**Given problem**
Write out the opening lines of the data word for word, up to and including the line with "ax.set_title('Residuals vs fitted')", and leave every picture and every later line out.

(Records with drawing code)
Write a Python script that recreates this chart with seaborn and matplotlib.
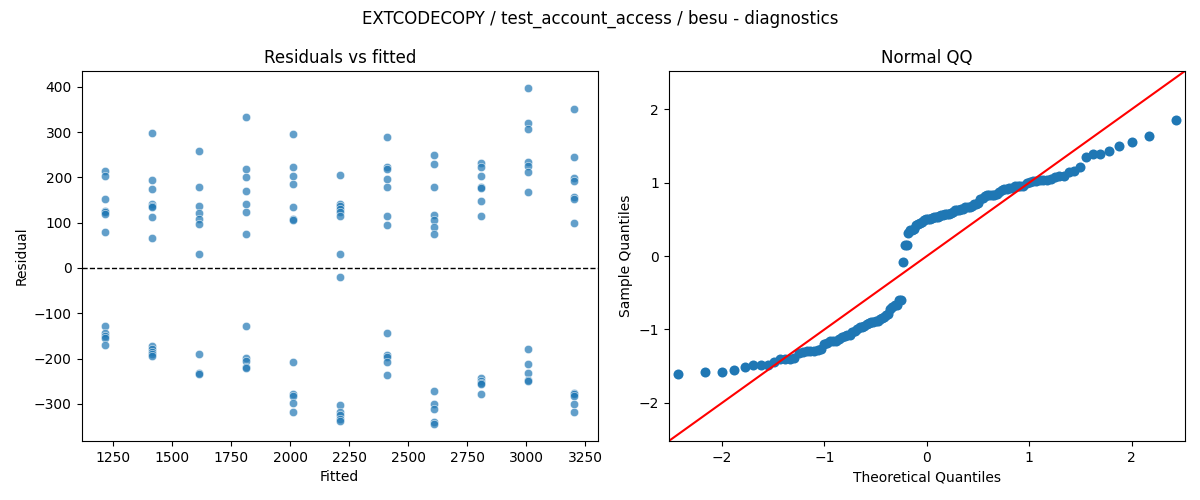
from statistics import NormalDist
import numpy as np
import pandas as pd
import seaborn as sns
import matplotlib
matplotlib.use('Agg')
import matplotlib.pyplot as plt

title = 'EXTCODECOPY / test_account_access / besu - diagnostics'

# fitted level of each group, residuals
fitted_levels = [1216, 1415, 1613, 1811, 2011, 2210, 2409, 2608, 2807, 3006, 3204]
resid_1216 = [215, 204, 152, 127, 123, 119, 79, -129, -144, -150, -154, -169]
resid_1415 = [298, 195, 175, 142, 138, 134, 112, 66, -172, -179, -185, -191, -194]
resid_1613 = [259, 178, 137, 121, 108, 97, 31, -191, -232, -235]
resid_1811 = [334, 219, 200, 171, 142, 123, 75, -129, -199, -205, -219, -222]
resid_2011 = [297, 222, 204, 186, 134, 109, 107, -208, -278, -283, -298, -318]
resid_2210 = [206, 142, 136, 130, 124, 115, 31, -19, -302, -318, -325, -333, -339]
resid_2409 = [290, 223, 219, 197, 179, 114, 94, -143, -192, -196, -208, -237]
resid_2608 = [250, 230, 178, 117, 106, 91, 75, -272, -300, -311, -340, -345]
resid_2807 = [233, 222, 204, 180, 177, 147, 114, -243, -249, -255, -257, -278]
resid_3006 = [398, 321, 307, 235, 225, 213, 167, -180, -213, -232, -248, -250]
resid_3204 = [351, 246, 199, 192, 156, 152, 99, -276, -279, -282, -300, -318]

groups = [resid_1216, resid_1415, resid_1613, resid_1811, resid_2011, resid_2210,
          resid_2409, resid_2608, resid_2807, resid_3006, resid_3204]

rows = []
for f, res in zip(fitted_levels, groups):
    for r in res:
        rows.append({'Fitted': f, 'Residual': r})
df = pd.DataFrame(rows)

# normal QQ of residuals scaled by the regression's residual std error
resid = np.sort(df['Residual'].to_numpy(dtype=float))
n = len(resid)
scale = np.sqrt(np.sum(resid ** 2) / (n - 2))
z = resid / scale
nd = NormalDist()
theo = np.array([nd.inv_cdf(i / (n + 1)) for i in range(1, n + 1)])
qq = pd.DataFrame({'Theoretical Quantiles': theo, 'Sample Quantiles': z})

fig, axes = plt.subplots(1, 2, figsize=(12, 5), dpi=100)
fig.suptitle(title, fontsize=12)

ax = axes[0]
sns.scatterplot(ax=ax, data=df, x='Fitted', y='Residual', alpha=0.7)
ax.axhline(0, color='black', linestyle='--', linewidth=1)
ax.set_title('Residuals vs fitted')

ax = axes[1]
sns.scatterplot(ax=ax, data=qq, x='Theoretical Quantiles', y='Sample Quantiles',
                s=52, color='#1f77b4', linewidth=0)
ax.axline((0, 0), slope=1, color='red', linewidth=1.5)
ax.set_xlim(-2.52, 2.52)
ax.set_ylim(-2.52, 2.52)
ax.set_xticks([-2, -1, 0, 1, 2])
ax.set_yticks([-2, -1, 0, 1, 2])
ax.set_title('Normal QQ')

plt.subplots_adjust(left=0.068, right=0.9875, top=0.858, bottom=0.118, wspace=0.1376)
plt.savefig('out.png', dpi=100)
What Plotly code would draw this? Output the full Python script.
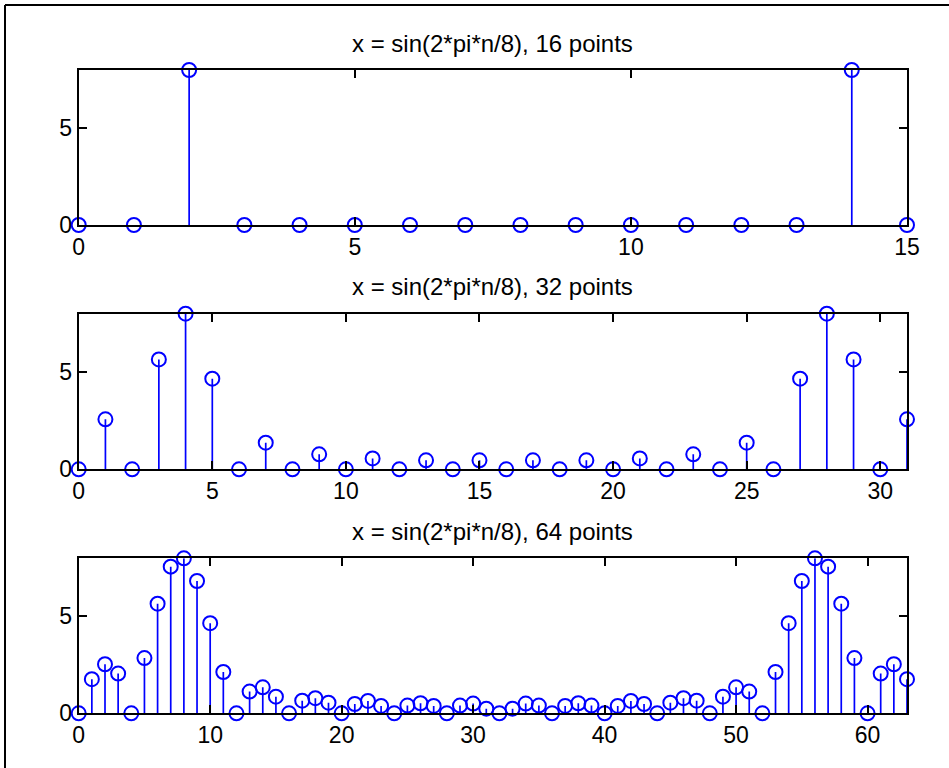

**Task result**
Write a Python script that recreates this chart with seaborn and matplotlib.
from statistics import NormalDist
import numpy as np
import pandas as pd
import seaborn as sns
import matplotlib
matplotlib.use('Agg')
import matplotlib.pyplot as plt

title = 'EXTCODECOPY / test_account_access / besu - diagnostics'

# fitted level of each group, residuals
fitted_levels = [1216, 1415, 1613, 1811, 2011, 2210, 2409, 2608, 2807, 3006, 3204]
resid_1216 = [215, 204, 152, 127, 123, 119, 79, -129, -144, -150, -154, -169]
resid_1415 = [298, 195, 175, 142, 138, 134, 112, 66, -172, -179, -185, -191, -194]
resid_1613 = [259, 178, 137, 121, 108, 97, 31, -191, -232, -235]
resid_1811 = [334, 219, 200, 171, 142, 123, 75, -129, -199, -205, -219, -222]
resid_2011 = [297, 222, 204, 186, 134, 109, 107, -208, -278, -283, -298, -318]
resid_2210 = [206, 142, 136, 130, 124, 115, 31, -19, -302, -318, -325, -333, -339]
resid_2409 = [290, 223, 219, 197, 179, 114, 94, -143, -192, -196, -208, -237]
resid_2608 = [250, 230, 178, 117, 106, 91, 75, -272, -300, -311, -340, -345]
resid_2807 = [233, 222, 204, 180, 177, 147, 114, -243, -249, -255, -257, -278]
resid_3006 = [398, 321, 307, 235, 225, 213, 167, -180, -213, -232, -248, -250]
resid_3204 = [351, 246, 199, 192, 156, 152, 99, -276, -279, -282, -300, -318]

groups = [resid_1216, resid_1415, resid_1613, resid_1811, resid_2011, resid_2210,
          resid_2409, resid_2608, resid_2807, resid_3006, resid_3204]

rows = []
for f, res in zip(fitted_levels, groups):
    for r in res:
        rows.append({'Fitted': f, 'Residual': r})
df = pd.DataFrame(rows)

# normal QQ of residuals scaled by the regression's residual std error
resid = np.sort(df['Residual'].to_numpy(dtype=float))
n = len(resid)
scale = np.sqrt(np.sum(resid ** 2) / (n - 2))
z = resid / scale
nd = NormalDist()
theo = np.array([nd.inv_cdf(i / (n + 1)) for i in range(1, n + 1)])
qq = pd.DataFrame({'Theoretical Quantiles': theo, 'Sample Quantiles': z})

fig, axes = plt.subplots(1, 2, figsize=(12, 5), dpi=100)
fig.suptitle(title, fontsize=12)

ax = axes[0]
sns.scatterplot(ax=ax, data=df, x='Fitted', y='Residual', alpha=0.7)
ax.axhline(0, color='black', linestyle='--', linewidth=1)
ax.set_title('Residuals vs fitted')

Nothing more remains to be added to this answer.